This invention relates to an operation of a steel making electric furnace, and more particularly to a method of incorporating gas blowing from a furnace bottom into melting and refining operations for ordinary steel or alloy by arc heat of electrodes in an electric furnace.
AC arc electric furnaces have been used for melting and refining operations for ordinary steels, alloys or stainless steels. The operation of the electric furnace is basically carried out by charging main scrap raw materials, making an arc directly between the raw materials and electrodes to thereby melt the raw materials, then supplying suitable sub-refining raw materials to provide molten steel of required composition, tilting a converter per each time and tapping the steel and repairing weakened parts of refractory bricks, and repeating scrap charge.
Conventionally, slag-metal in reaction, or the components moving in the steel bath have been controlled by diffusion rate determination. With respect to P and S, for example, they were 2.times.10.sup.-5 cm.sup.2 /s and 4.times.10.sup.-5 cm.sup.2 /s in the molten metal, and they were 4.times.10.sup.-6 cm.sup.2 /s and 2.times.10.sup.-6 cm.sup.2 /s in the slag. Therefore, said reaction and movement were slow, and an arc energy transmission was limited, so that following problems occurred.
(1) There is no room for increasing Fe yield. For example, assuming that total Fe content (T.Fe) in the slag is 20% and the slag amount per product steel is 50 Kg/T, a loss arises that the Fe content of 10 Kg/T is moved into the slag.
(2) Distribution of temperature and components in a layer of slag and metal remaining in the furnace become easily ununiform, and non-molten solids could stay until a refining end.
(3) Since the components moving between the steel and the slag are only slightly diffused from boundary of the slag and the steel the moving speed is easily missed, and since not only (C) but also (Mn), (P), (S) and (O) depend upon the diffusion rate determination, and much time is taken for reaction.
(4) The arc energy is absorbed in the slag layer, and the arc heat is limited narrlowly around the electrodes, and the heat transmission is limited, so that electric power is largely consumed
(5) Alloy iron and deoxidizing agent to be inherently used for reducing the metal are oxidized by the slag, and they are unnecessarily consumed.
As measurements for the above mentioned matters, one method has been adopted that oil blowing auxiliary burners are provided in a furnace wall above a slag line, or oxygen blowing lances are provided instead of the burners. This method is effective for acceleration of melting the scraps above the slag line, however not so under the slag line, and since the steel bath could not be agitated, this method is hardly effective for transmission of the arc energy and for acceleration of metalurgical reaction.

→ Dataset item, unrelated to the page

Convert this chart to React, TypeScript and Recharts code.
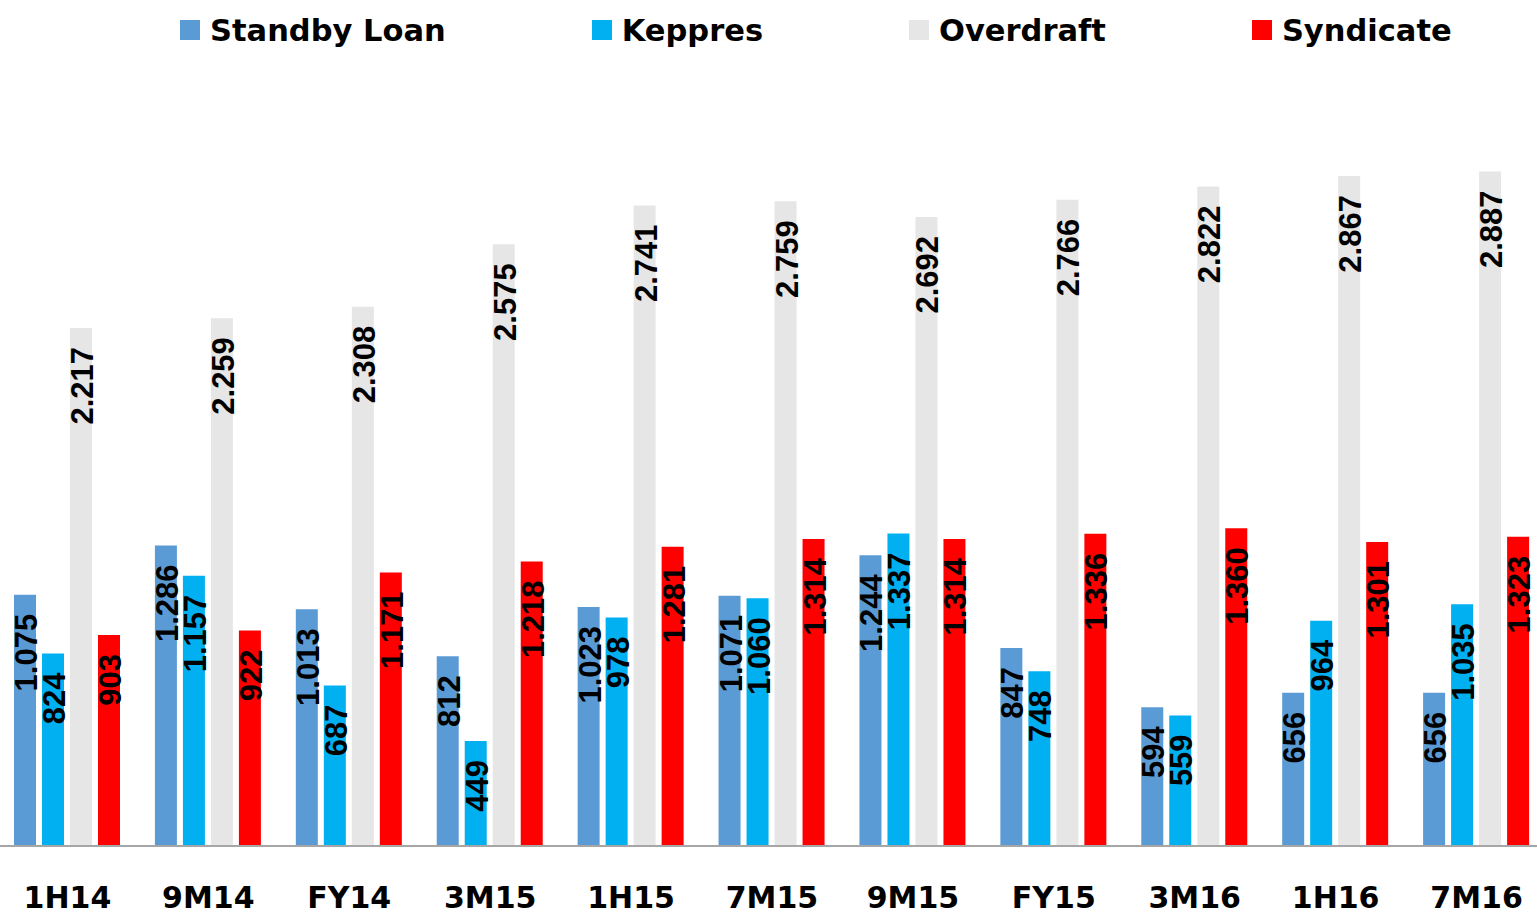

Another method has been proposed, which blows the gas within the furnace from a lower part of the side wall or the furnace bottom in the operation of the electric furnace. But each of them has practical problems.
One of the above methods installs gas blowing pipes at the lower part of the furnace wall corresponding to a cold zone (not opposing parts between electrodes, that is, parts of the furnace wall about the electrodes), and blows gases into the steel bath at low temperature in the cold zone. However, the bath at the low temperature only moves within the furnace, and the melting and refining could not be accelerated so much. Further, this method is not regulated in the proper amount and pressure of blow ing the gas. Since much gas is supplied, the gas using efficiency is inferior.
Another method disposes a plurality (more than 30) of nozzles (single hole) in a concentric circle of the furnace bottom except the parts under the electrodes, and blows the oxygen in a melting period and an inert gas in a refining period. However, since too many nozzles are disposed, the furnace bottom is weakened in strength therearound, and damages of the refractory become extreme, and much time is required for reparing but it results in prolonging the steel making time. There are many dangerous cases in which the steel bath leaks from the gas blowing nozzles. In addition, as the amount and pressure of blowing the gas are not regulated, the an excessive amount of gas and pressure would be used, so that the bath would be chilled or bubbled in the surface, and electric current would be made unstable and consumed a lot, and a basic unit of electric power would be increased.
Each of the above mentioned methods might be expected to a certain extent in the heat conductivity to the cold zone adjacent to the hot zone in the period of melting the scraps. But this is unsatisfied in the heat conductivity to the upper layer of nonuniform scraps which substantially occupy the space within the furnace. So, the shortening of the melting time has naturally been limited.